= DATA EXCERPTS =

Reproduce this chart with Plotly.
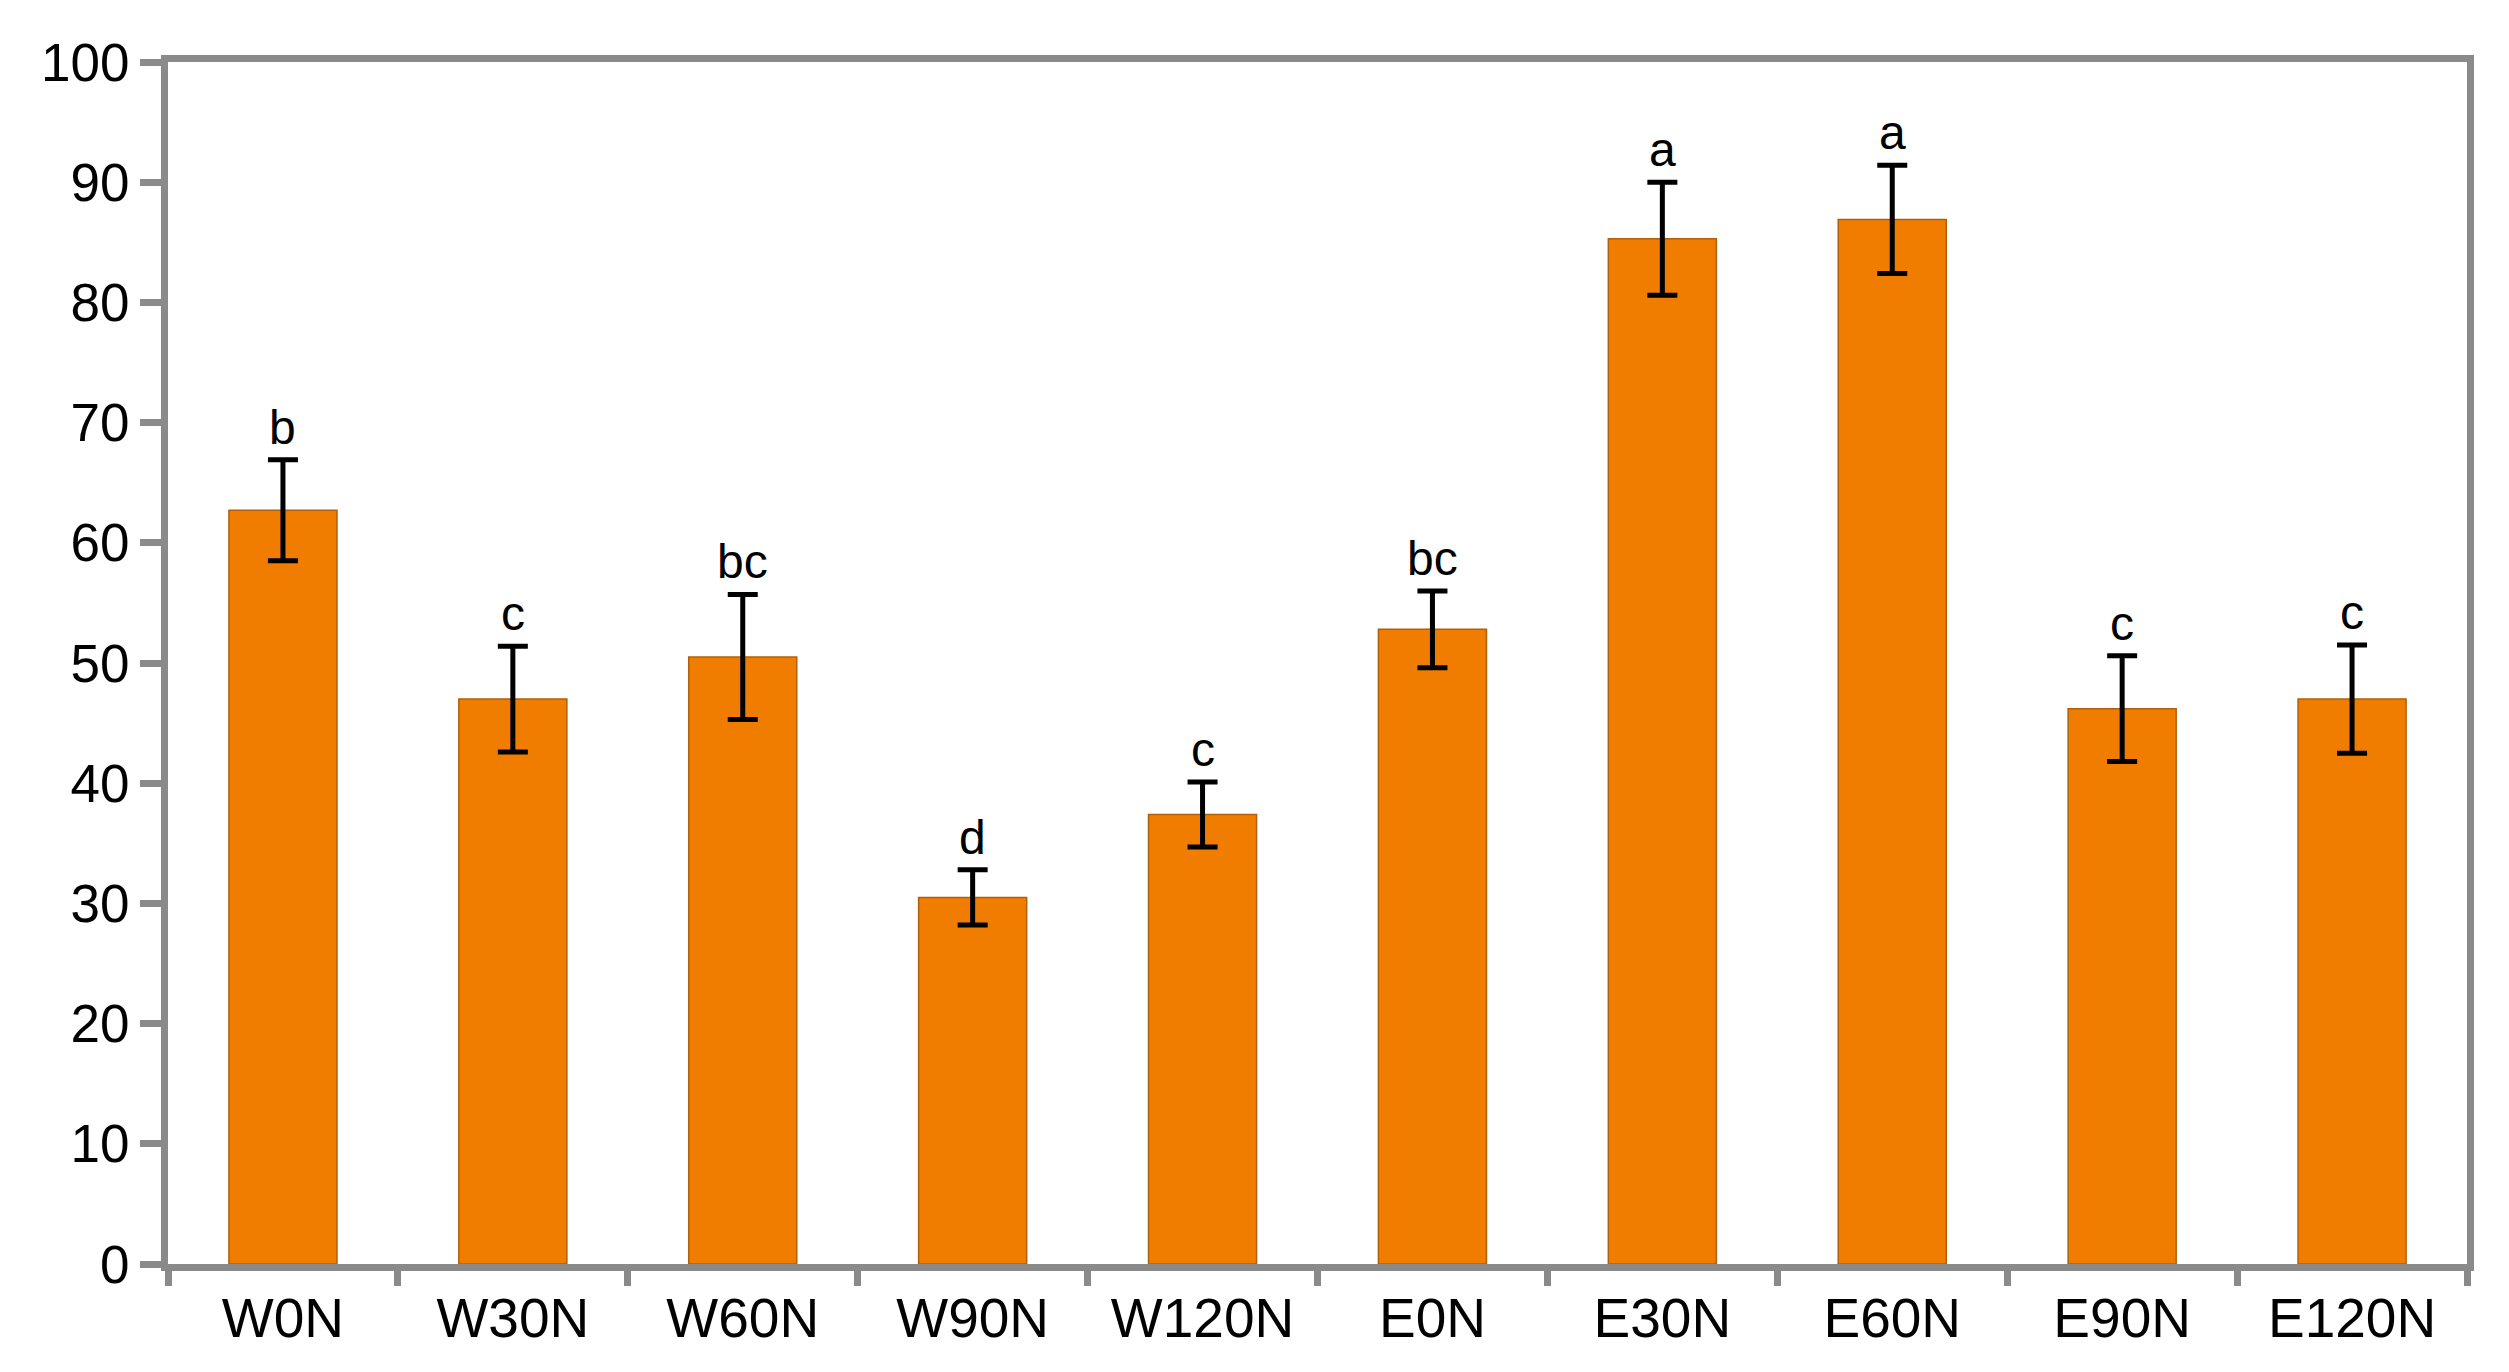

...

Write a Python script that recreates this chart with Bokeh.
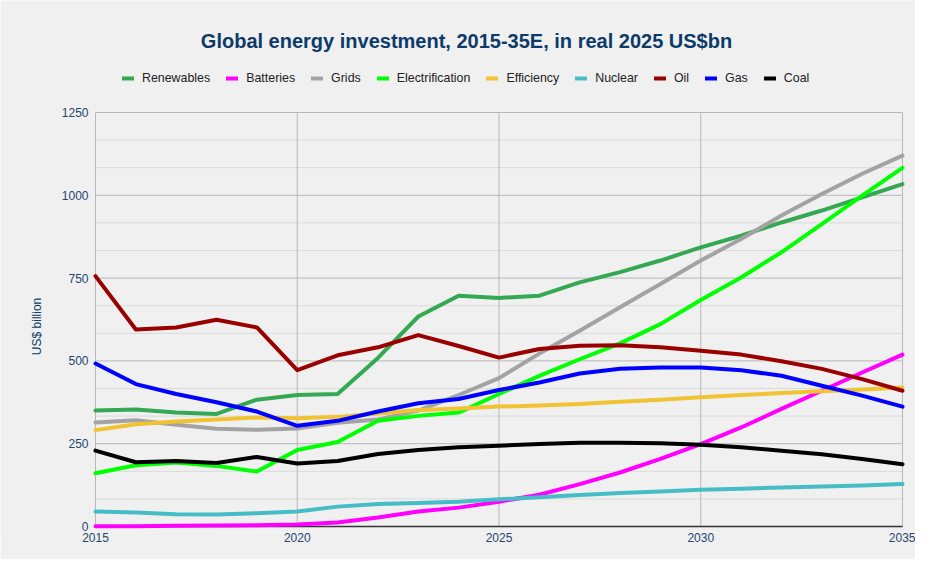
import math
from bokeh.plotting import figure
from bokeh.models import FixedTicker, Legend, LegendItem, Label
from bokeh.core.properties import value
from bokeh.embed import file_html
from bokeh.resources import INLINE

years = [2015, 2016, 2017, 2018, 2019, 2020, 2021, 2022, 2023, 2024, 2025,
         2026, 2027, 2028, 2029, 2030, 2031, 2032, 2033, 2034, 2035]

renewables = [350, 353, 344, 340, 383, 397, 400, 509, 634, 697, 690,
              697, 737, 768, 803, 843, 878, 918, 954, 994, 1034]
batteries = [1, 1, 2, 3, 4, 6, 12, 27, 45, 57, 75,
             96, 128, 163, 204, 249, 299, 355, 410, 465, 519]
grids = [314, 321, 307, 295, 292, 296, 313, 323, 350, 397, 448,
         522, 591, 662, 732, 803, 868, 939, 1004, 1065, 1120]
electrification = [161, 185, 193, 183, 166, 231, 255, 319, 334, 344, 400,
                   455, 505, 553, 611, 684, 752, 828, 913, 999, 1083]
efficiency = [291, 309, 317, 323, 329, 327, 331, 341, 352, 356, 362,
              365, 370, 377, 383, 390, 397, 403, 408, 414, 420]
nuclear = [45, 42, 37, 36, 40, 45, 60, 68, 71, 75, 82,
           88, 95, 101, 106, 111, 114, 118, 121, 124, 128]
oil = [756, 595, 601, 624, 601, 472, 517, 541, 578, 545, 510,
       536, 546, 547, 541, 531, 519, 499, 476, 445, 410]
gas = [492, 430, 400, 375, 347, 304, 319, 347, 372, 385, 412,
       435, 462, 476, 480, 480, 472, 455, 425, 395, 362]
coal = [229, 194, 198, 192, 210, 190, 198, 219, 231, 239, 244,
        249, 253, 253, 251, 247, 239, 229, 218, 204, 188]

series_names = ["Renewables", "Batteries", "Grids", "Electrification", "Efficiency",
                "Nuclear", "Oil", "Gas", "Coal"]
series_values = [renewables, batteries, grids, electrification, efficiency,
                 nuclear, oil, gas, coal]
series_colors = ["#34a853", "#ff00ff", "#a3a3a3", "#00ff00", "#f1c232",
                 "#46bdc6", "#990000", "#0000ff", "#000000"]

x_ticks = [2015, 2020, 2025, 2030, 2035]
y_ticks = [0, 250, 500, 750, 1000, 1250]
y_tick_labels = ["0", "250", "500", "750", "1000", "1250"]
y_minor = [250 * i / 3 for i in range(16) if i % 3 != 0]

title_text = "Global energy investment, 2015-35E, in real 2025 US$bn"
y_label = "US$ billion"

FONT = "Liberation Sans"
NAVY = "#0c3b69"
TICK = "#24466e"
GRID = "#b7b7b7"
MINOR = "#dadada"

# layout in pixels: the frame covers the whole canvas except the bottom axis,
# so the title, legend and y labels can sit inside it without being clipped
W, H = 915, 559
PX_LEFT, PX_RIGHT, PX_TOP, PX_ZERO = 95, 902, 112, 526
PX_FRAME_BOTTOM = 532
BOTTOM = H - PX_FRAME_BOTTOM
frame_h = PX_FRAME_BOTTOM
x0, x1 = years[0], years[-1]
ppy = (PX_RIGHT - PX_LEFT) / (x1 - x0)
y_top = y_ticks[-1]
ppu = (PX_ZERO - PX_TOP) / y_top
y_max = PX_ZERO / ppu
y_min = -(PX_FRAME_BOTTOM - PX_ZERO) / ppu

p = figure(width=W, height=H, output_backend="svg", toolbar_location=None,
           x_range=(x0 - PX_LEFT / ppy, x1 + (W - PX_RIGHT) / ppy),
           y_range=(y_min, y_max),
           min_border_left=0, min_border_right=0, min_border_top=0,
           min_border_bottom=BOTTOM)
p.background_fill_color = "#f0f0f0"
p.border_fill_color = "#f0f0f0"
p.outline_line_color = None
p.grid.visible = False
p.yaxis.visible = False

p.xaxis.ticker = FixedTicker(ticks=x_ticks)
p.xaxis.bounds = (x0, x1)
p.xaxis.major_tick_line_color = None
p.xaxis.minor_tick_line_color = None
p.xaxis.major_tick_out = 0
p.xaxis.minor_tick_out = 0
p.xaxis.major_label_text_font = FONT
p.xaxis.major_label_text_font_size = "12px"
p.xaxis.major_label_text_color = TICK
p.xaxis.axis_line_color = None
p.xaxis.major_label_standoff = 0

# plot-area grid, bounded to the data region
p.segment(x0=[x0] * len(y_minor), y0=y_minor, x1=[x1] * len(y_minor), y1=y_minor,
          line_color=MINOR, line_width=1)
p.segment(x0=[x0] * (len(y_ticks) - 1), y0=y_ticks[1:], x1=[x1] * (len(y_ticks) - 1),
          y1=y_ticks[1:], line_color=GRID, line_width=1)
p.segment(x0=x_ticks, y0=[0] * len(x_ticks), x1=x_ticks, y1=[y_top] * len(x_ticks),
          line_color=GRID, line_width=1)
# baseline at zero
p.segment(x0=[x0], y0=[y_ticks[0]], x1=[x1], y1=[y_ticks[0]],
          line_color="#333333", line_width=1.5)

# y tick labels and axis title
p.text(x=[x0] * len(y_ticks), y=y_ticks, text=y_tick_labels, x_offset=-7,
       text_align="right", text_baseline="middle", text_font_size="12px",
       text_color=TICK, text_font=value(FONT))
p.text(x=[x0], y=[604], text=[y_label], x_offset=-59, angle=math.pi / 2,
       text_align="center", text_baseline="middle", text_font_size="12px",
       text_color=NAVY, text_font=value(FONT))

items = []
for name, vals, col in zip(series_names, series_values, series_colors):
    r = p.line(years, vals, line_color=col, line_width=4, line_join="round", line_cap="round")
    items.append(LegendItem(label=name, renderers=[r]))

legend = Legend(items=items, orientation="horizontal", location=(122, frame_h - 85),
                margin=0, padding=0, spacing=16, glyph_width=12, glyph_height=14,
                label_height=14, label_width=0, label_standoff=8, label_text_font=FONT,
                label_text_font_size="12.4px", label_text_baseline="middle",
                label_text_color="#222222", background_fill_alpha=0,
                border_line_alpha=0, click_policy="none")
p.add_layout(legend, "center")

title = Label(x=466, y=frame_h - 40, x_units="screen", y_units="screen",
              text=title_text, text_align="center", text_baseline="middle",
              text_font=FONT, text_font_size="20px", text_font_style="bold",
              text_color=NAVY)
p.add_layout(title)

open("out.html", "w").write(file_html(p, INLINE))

= WHAT YOU ARE ASKED TO DO =
Exactly reproduce the stretch that starts at the line containing "Write a Python" and ends at the line containing "2026, 2027, 2028, 2029, 2030, 2031, 2032, 2033, 2034, 2035]", both ends included; leave any pictures out.

= RESPONSE =
Write a Python script that recreates this chart with Bokeh.
import math
from bokeh.plotting import figure
from bokeh.models import FixedTicker, Legend, LegendItem, Label
from bokeh.core.properties import value
from bokeh.embed import file_html
from bokeh.resources import INLINE

years = [2015, 2016, 2017, 2018, 2019, 2020, 2021, 2022, 2023, 2024, 2025,
         2026, 2027, 2028, 2029, 2030, 2031, 2032, 2033, 2034, 2035]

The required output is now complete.